Indian consumers are increasingly aware of privacy, transparency and data use. Trust is fragile. A brand that uses AI irresponsibly may see short-term gains but long-term erosion of credibility.
Marketers must therefore ask:
- Are we using data respectfully?
- Are we transparent about automation?
- Does this personalisation enhance value or exploit behaviour?
- Are we building trust or manipulating attention?
These are not technical questions. They are leadership questions.
Pravin Chandan reminds marketers, “Technology moves faster than regulation. Ethics must move faster than technology.”
Without ethical clarity, AI becomes a risk rather than an advantage.
The Evolution of the Marketer’s Mindset
The rise of AI demands a shift in professional identity.
Marketers can no longer rely solely on creative instinct or tactical execution. They must develop analytical depth, strategic foresight and contextual sensitivity.
Asking better questions requires intellectual discipline. It requires stepping back before acting. It requires resisting the impulse to generate immediate output and instead interrogating the underlying objective.
This is especially critical in India’s fast-paced digital ecosystem, where trends evolve rapidly and competitive pressure encourages reaction rather than reflection.
The most effective marketers will not be those who master every AI feature. They will be those who master framing.
Framing defines outcomes.
Clarity Is the Competitive Advantage
AI tools will become commoditised. Access will widen. Features will standardise.

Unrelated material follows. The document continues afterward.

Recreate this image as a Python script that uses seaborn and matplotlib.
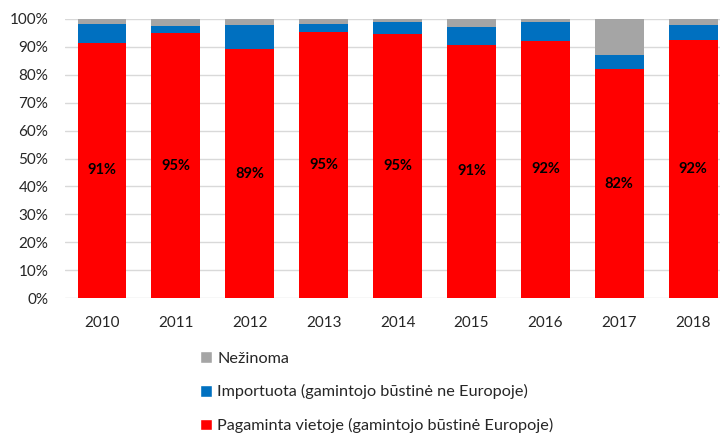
import matplotlib
matplotlib.use("Agg")
import matplotlib.pyplot as plt
import seaborn as sns
import pandas as pd
from matplotlib.patches import Patch
from matplotlib.ticker import FuncFormatter

years = ["2010", "2011", "2012", "2013", "2014", "2015", "2016", "2017", "2018"]
local = [91.4, 94.9, 89.2, 95.3, 94.8, 90.7, 92.2, 82.0, 92.3]
imported = [6.8, 2.7, 8.75, 3.0, 4.2, 6.4, 6.7, 5.1, 5.65]
unknown = [1.8, 2.4, 2.05, 1.7, 1.0, 2.9, 1.1, 12.9, 2.05]
labels = ["91%", "95%", "89%", "95%", "95%", "91%", "92%", "82%", "92%"]

names = ["Pagaminta vietoje (gamintojo būstinė Europoje)",
         "Importuota (gamintojo būstinė ne Europoje)",
         "Nežinoma"]
colors = ["#FF0000", "#0070C0", "#A5A5A5"]

df = pd.DataFrame({"year": years, "local": local, "imported": imported, "unknown": unknown})
df["c1"] = df["local"]
df["c2"] = df["local"] + df["imported"]
df["c3"] = df["c2"] + df["unknown"]

sns.set_theme(style="white")
plt.rcParams["font.family"] = ["Lato", "DejaVu Sans"]

fig = plt.figure(figsize=(7.2, 4.34), dpi=100)
ax = fig.add_axes([65/720, 136/434, 1 - 65/720, 279/434])

w = 0.66
sns.barplot(data=df, x="year", y="c3", color=colors[2], width=w, ax=ax, saturation=1, linewidth=0, zorder=3)
sns.barplot(data=df, x="year", y="c2", color=colors[1], width=w, ax=ax, saturation=1, linewidth=0, zorder=3)
sns.barplot(data=df, x="year", y="c1", color=colors[0], width=w, ax=ax, saturation=1, linewidth=0, zorder=3)

for i, (v, lab) in enumerate(zip(local, labels)):
    ax.text(i, v / 2, lab, ha="center", va="center", fontsize=10.5, fontweight="bold", color="black", zorder=4)

ax.set_ylim(0, 100)
ax.set_xlim(-0.5, (720 - 65) / 73.9 - 0.5)
ax.set_yticks(range(0, 101, 10))
ax.yaxis.set_major_formatter(FuncFormatter(lambda v, p: f"{int(v)}%"))
ax.grid(axis="y", color="#D9D9D9", linewidth=1, zorder=0)
ax.set_axisbelow(True)
for s in ax.spines.values():
    s.set_visible(False)
ax.set_xlabel("")
ax.set_ylabel("")
ax.tick_params(axis="both", length=0, labelsize=11, colors="#262626")
ax.tick_params(axis="y", pad=12)
ax.tick_params(axis="x", pad=13)

handles = [Patch(facecolor=colors[2]), Patch(facecolor=colors[1]), Patch(facecolor=colors[0])]
leg = fig.legend(handles, [names[2], names[1], names[0]], loc="upper left",
                 bbox_to_anchor=(200/720, 1 - 351/434), frameon=False, fontsize=11.7,
                 handlelength=0.75, handleheight=0.75, handletextpad=0.3, labelspacing=1.15,
                 borderpad=0, borderaxespad=0)
for t in leg.get_texts():
    t.set_color("#262626")

fig.savefig("out.png", dpi=100)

The differentiator will not be which platform you use. It will be how clearly you think.
When a marketer approaches AI with strategic precision, the technology becomes transformative. When approached casually, it becomes cosmetic.
AI is not about prompts. It is about clarity.
Better questions lead to sharper strategy. Sharper strategy leads to meaningful output. Meaningful output builds durable brands.
The responsibility, therefore, does not sit with the machine. It sits with the marketer.
And in an era of extraordinary technological capability, clarity of thought may be the most powerful competitive advantage of all.